Foreign Secretary warns that EU will punish Britain for leaving

Updated

Britain will be punished by the EU for leaving because other countries will not want to see it "succeed" alone, Philip Hammond has warned.

The Foreign Secretary delivered the stark message as he insisted negotiations over membership reforms will run "right to the wire" of a crunch summit in Brussels this week.

The comments, in an interview on the BBC's Andrew Marr Show, came as the sides began ramping up their campaigns with just four months to go until the likely referendum date.

Two senior travel industry figures have cautioned that flight prices could rise and tourist safety could be compromised by Brexit.

Mr Hammond said there were still "a lot of moving parts" in the draft deal tabled by European Council president Donald Tusk, but UK had already secured an exemption from "ever-closer union" and a "major breakthrough" on restricting migrant benefits.

Other EU states recognised that Britain needed a "robust deal" in order to stay in.

"Until a few weeks ago people were telling us it was impossible to have any kind of period in which we treated newly arrived migrants differently from people who were already here," Mr Hammond said.

"But the text that is on the table recognises that there can be a period of four years in which people are treated differently. That is a major step forward.

"What we have still got to discuss is what that difference in treatment precisely is ... I don't think that is going to get resolved before Thursday."

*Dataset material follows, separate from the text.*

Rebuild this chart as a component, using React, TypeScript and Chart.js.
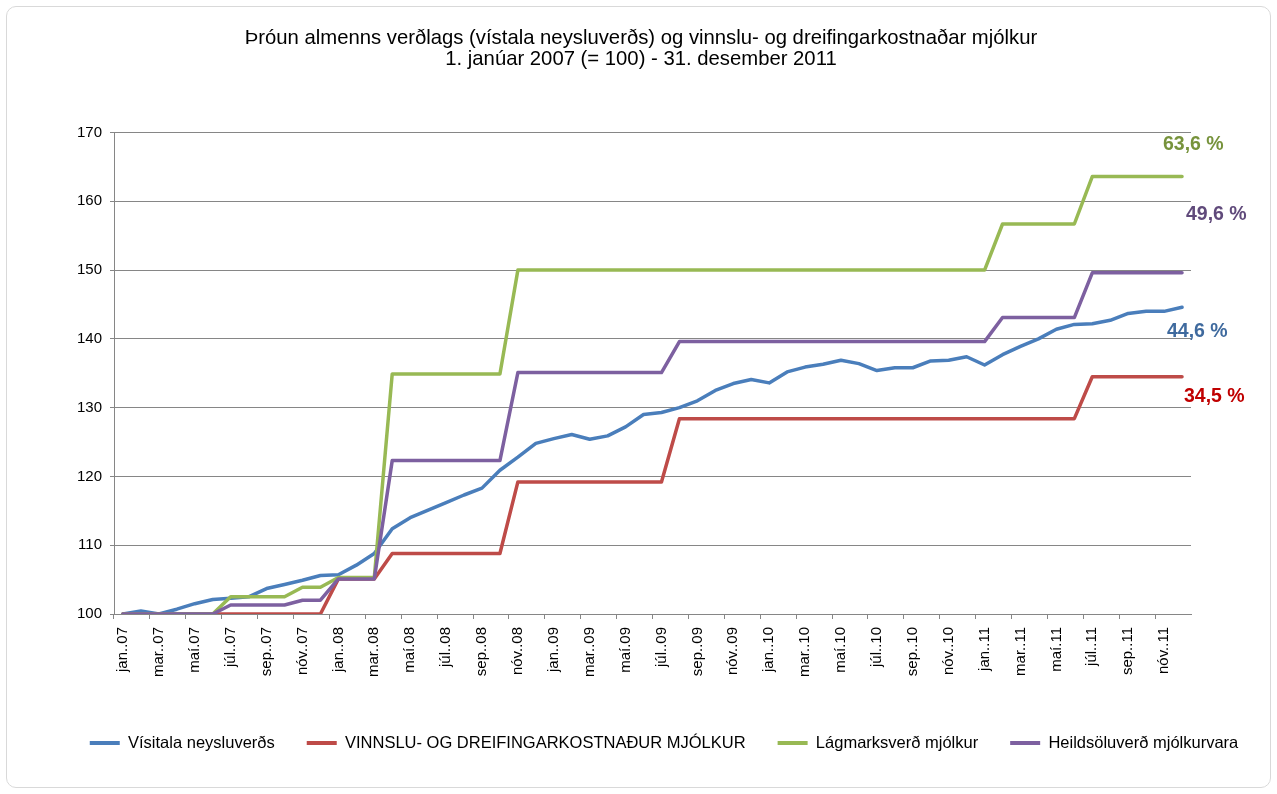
import React, { useEffect, useRef } from 'react';
import { Chart, registerables } from 'chart.js';

Chart.register(...registerables);

const FONT = '"Liberation Sans", Arial, Helvetica, sans-serif';

const TITLE_LINES = [
  'Þróun almenns verðlags (vístala neysluverðs) og vinnslu- og dreifingarkostnaðar mjólkur',
  '1. janúar 2007 (= 100) - 31. desember 2011',
];

const MONTH_LABELS = [
  'jan..07', 'feb..07', 'mar..07', 'apr..07', 'maí.07', 'jún..07', 'júl..07', 'ágú..07', 'sep..07', 'okt..07', 'nóv..07', 'des..07',
  'jan..08', 'feb..08', 'mar..08', 'apr..08', 'maí.08', 'jún..08', 'júl..08', 'ágú..08', 'sep..08', 'okt..08', 'nóv..08', 'des..08',
  'jan..09', 'feb..09', 'mar..09', 'apr..09', 'maí.09', 'jún..09', 'júl..09', 'ágú..09', 'sep..09', 'okt..09', 'nóv..09', 'des..09',
  'jan..10', 'feb..10', 'mar..10', 'apr..10', 'maí.10', 'jún..10', 'júl..10', 'ágú..10', 'sep..10', 'okt..10', 'nóv..10', 'des..10',
  'jan..11', 'feb..11', 'mar..11', 'apr..11', 'maí.11', 'jún..11', 'júl..11', 'ágú..11', 'sep..11', 'okt..11', 'nóv..11', 'des..11',
];

const SERIES_NAMES = [
  'Vísitala neysluverðs',
  'VINNSLU- OG DREIFINGARKOSTNAÐUR MJÓLKUR',
  'Lágmarksverð mjólkur',
  'Heildsöluverð mjólkurvara',
];

const CPI = [
  100.0, 100.45, 100.0, 100.7, 101.5, 102.1, 102.3, 102.5, 103.7, 104.3, 104.9, 105.6,
  105.7, 107.1, 108.8, 112.4, 114.0, 115.1, 116.2, 117.3, 118.3, 120.9, 122.8, 124.8,
  125.5, 126.1, 125.4, 125.9, 127.2, 129.0, 129.3, 130.0, 131.0, 132.5, 133.5, 134.1,
  133.6, 135.2, 135.9, 136.3, 136.9, 136.4, 135.4, 135.8, 135.8, 136.8, 136.9, 137.4,
  136.2, 137.7, 138.9, 140.0, 141.4, 142.1, 142.2, 142.7, 143.7, 144.0, 144.0, 144.6,
];

const PROCESSING_COST = [
  100.0, 100.0, 100.0, 100.0, 100.0, 100.0, 100.0, 100.0, 100.0, 100.0, 100.0, 100.0,
  105.1, 105.1, 105.1, 108.8, 108.8, 108.8, 108.8, 108.8, 108.8, 108.8, 119.2, 119.2,
  119.2, 119.2, 119.2, 119.2, 119.2, 119.2, 119.2, 128.4, 128.4, 128.4, 128.4, 128.4,
  128.4, 128.4, 128.4, 128.4, 128.4, 128.4, 128.4, 128.4, 128.4, 128.4, 128.4, 128.4,
  128.4, 128.4, 128.4, 128.4, 128.4, 128.4, 134.5, 134.5, 134.5, 134.5, 134.5, 134.5,
];

const MIN_MILK_PRICE = [
  100.0, 100.0, 100.0, 100.0, 100.0, 100.0, 102.5, 102.5, 102.5, 102.5, 103.9, 103.9,
  105.3, 105.3, 105.3, 134.9, 134.9, 134.9, 134.9, 134.9, 134.9, 134.9, 150.0, 150.0,
  150.0, 150.0, 150.0, 150.0, 150.0, 150.0, 150.0, 150.0, 150.0, 150.0, 150.0, 150.0,
  150.0, 150.0, 150.0, 150.0, 150.0, 150.0, 150.0, 150.0, 150.0, 150.0, 150.0, 150.0,
  150.0, 156.7, 156.7, 156.7, 156.7, 156.7, 163.6, 163.6, 163.6, 163.6, 163.6, 163.6,
];

const WHOLESALE_PRICE = [
  100.0, 100.0, 100.0, 100.0, 100.0, 100.0, 101.3, 101.3, 101.3, 101.3, 102.0, 102.0,
  105.1, 105.1, 105.1, 122.3, 122.3, 122.3, 122.3, 122.3, 122.3, 122.3, 135.1, 135.1,
  135.1, 135.1, 135.1, 135.1, 135.1, 135.1, 135.1, 139.6, 139.6, 139.6, 139.6, 139.6,
  139.6, 139.6, 139.6, 139.6, 139.6, 139.6, 139.6, 139.6, 139.6, 139.6, 139.6, 139.6,
  139.6, 143.1, 143.1, 143.1, 143.1, 143.1, 149.6, 149.6, 149.6, 149.6, 149.6, 149.6,
];

const Y_MIN = 100;
const Y_MAX = 170;
const Y_STEP = 10;

const LINE_COLORS = ['#4A7EBB', '#BE4B48', '#98B954', '#7D60A0'];
const END_LABEL_COLORS = ['#3F6A9E', '#C00000', '#77933C', '#604A7B'];
// position of the end-of-line percentage labels, relative to the plot area's right/top edges
const END_LABEL_LAYOUT = [
  { series: 2, dx: -28, dy: 12.5 },
  { series: 3, dx: -5, dy: 82.5 },
  { series: 0, dx: -24, dy: 199.5 },
  { series: 1, dx: -7, dy: 264.5 },
];

export default function App() {
  const canvasRef = useRef<HTMLCanvasElement | null>(null);

  useEffect(() => {
    if (!canvasRef.current) return;

    const endLabels = {
      id: 'endLabels',
      afterDatasetsDraw(chart: any) {
        const { ctx, chartArea } = chart;
        ctx.save();
        ctx.font = `bold 19.5px ${FONT}`;
        ctx.textAlign = 'left';
        ctx.textBaseline = 'middle';
        END_LABEL_LAYOUT.forEach((l) => {
          const data = chart.data.datasets[l.series].data as number[];
          const last = data[data.length - 1];
          const txt = (last - 100).toFixed(1).replace('.', ',') + ' %';
          ctx.fillStyle = END_LABEL_COLORS[l.series];
          ctx.fillText(txt, chartArea.right + l.dx, chartArea.top + l.dy);
        });
        ctx.restore();
      },
    };

    const seriesData = [CPI, PROCESSING_COST, MIN_MILK_PRICE, WHOLESALE_PRICE];
    const drawOrder = [4, 3, 2, 1];

    const chart = new Chart(canvasRef.current, {
      type: 'line',
      data: {
        labels: MONTH_LABELS,
        datasets: seriesData.map((d, i) => ({
          label: SERIES_NAMES[i],
          data: d,
          borderColor: LINE_COLORS[i],
          backgroundColor: LINE_COLORS[i],
          borderWidth: 3.5,
          pointRadius: 0,
          pointHoverRadius: 0,
          tension: 0,
          fill: false,
          borderJoinStyle: 'round' as const,
          borderCapStyle: 'round' as const,
          order: drawOrder[i],
          yAxisID: 'y',
        })),
      },
      options: {
        responsive: false,
        animation: false,
        events: [],
        layout: { padding: { top: 17.5, left: 25.5, right: -25.5, bottom: 32.75 } },
        plugins: {
          tooltip: { enabled: false },
          title: {
            display: true,
            text: TITLE_LINES,
            fullSize: false,
            stack: 'header',
            stackWeight: 0.9786,
            color: '#000',
            font: { family: FONT, size: 20.3, weight: 'normal', lineHeight: 1.035 },
            padding: { top: 10, bottom: 63 },
          },
          subtitle: {
            display: true,
            text: '',
            position: 'top',
            fullSize: false,
            stack: 'header',
            stackWeight: 0.0214,
            font: { family: FONT, size: 1, lineHeight: 1 },
            padding: 0,
          },
          legend: {
            display: true,
            position: 'bottom',
            fullSize: true,
            labels: {
              boxWidth: 30,
              boxHeight: 4,
              padding: 32,
              color: '#000',
              font: { family: FONT, size: 16.5 },
              generateLabels: (c: any) =>
                Chart.defaults.plugins.legend.labels
                  .generateLabels(c)
                  .map((l: any) => ({ ...l, fillStyle: l.strokeStyle, lineWidth: 0 }))
                  .sort((a: any, b: any) => a.datasetIndex - b.datasetIndex),
            },
          },
        },
        scales: {
          x: {
            type: 'category',
            offset: true,
            grid: {
              offset: true,
              drawOnChartArea: false,
              drawTicks: true,
              tickLength: 5,
              color: (ctx: any) => (ctx.index % 2 === 0 ? '#868686' : 'rgba(0,0,0,0)'),
            },
            border: { display: true, color: '#868686', width: 1 },
            ticks: {
              autoSkip: false,
              maxRotation: 90,
              minRotation: 90,
              padding: 8,
              color: '#000',
              font: { family: FONT, size: 15 },
              callback: (_v: any, idx: number) => (idx % 2 === 0 ? MONTH_LABELS[idx] : ''),
            },
            afterFit: (s: any) => {
              s.height = 88.75;
            },
          },
          y: {
            type: 'linear',
            position: 'left',
            min: Y_MIN,
            max: Y_MAX,
            grid: {
              color: '#868686',
              lineWidth: 1,
              drawTicks: true,
              tickLength: 4,
            },
            border: { display: true, color: '#868686', width: 1 },
            ticks: {
              stepSize: Y_STEP,
              padding: 8,
              color: '#000',
              font: { family: FONT, size: 15 },
            },
            afterFit: (s: any) => {
              s.width = 88.5;
            },
          },
          yPad: {
            type: 'linear',
            position: 'right',
            display: true,
            grid: { display: false },
            border: { display: false },
            ticks: { display: false },
            afterFit: (s: any) => {
              s.width = 111.5;
            },
          },
        },
      },
      plugins: [endLabels],
    } as any);

    return () => chart.destroy();
  }, []);

  return (
    <div style={{ position: 'fixed', left: 0, top: 0, width: 1277, height: 794, background: '#fff' }}>
      <canvas ref={canvasRef} width={1277} height={794} style={{ position: 'absolute', left: 0, top: 0 }} />
      <div
        style={{
          position: 'absolute',
          left: 6,
          top: 6,
          width: 1265,
          height: 782,
          border: '1px solid #d9d9d9',
          borderRadius: 10,
          boxSizing: 'border-box',
          pointerEvents: 'none',
        }}
      />
    </div>
  );
}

Mr Hammond said the negotiations would go "right to the wire, with some of these things only being able to be decided by the heads of state and government on Thursday when they sit down in that room together".

"If we can't get the deal we will carry on talking."

Challenged that the proposals on the table fell short of the Tory manifesto pledge of a four-year ban on migrants claiming in-work benefits, Mr Hammond said: "Let's look at it in the round. There may be areas where we get more than we expected to get and areas where we get slightly less than we expected to get. But it would be absurd not to look at the package in the round.

"Look at all the pluses, all the minuses and weigh the balance."

Asked whether a one-year ban on in-work benefits for migrants would be enough to satisfy his party, Mr Hammond said: "A one-year period would not, definitely not, but we've got four years, a recognition that there can be different treatment for four years.

"Getting agreement that we can treat new arrivals differently for a period of four years is a major breakthrough in challenging, as we have done, one of the sacred cows of European ideology."

Mr Hammond said he feared that if the UK left it would have to forge new relationships with a very different EU.

"What I think I fear and many people in Europe fear is that without Britain Europe would lurch in very much the wrong direction," he said.

"Britain has been an enormously important influence in Europe, an influence for open markets for free trade ...

"I think we would be dealing with a Europe that looked very much less in our image. I think the thing we have to remember is that there is a real fear in Europe that if Britain leaves the contagion will spread.

"People who say we would do a great deal if we left forget that the countries remaining in the EU will be looking over their shoulder at people in their own countries saying, 'Well, if the Brits can do it, why can't we'.

"They will not have an interest in demonstrating that we can succeed outside the EU."

Mr Hammond also refused to be drawn on whether he thought Justice Secretary Michael Gove or London Mayor Boris Johnson would campaign to stay.

"People want to wait and see what the deal is, and clearly there are one or two people whose minds probably are made up but I hope that there are others who are genuinely open to the deal that come back and considering their position on it," he said.

"You will have to ask them. I can't speak for others."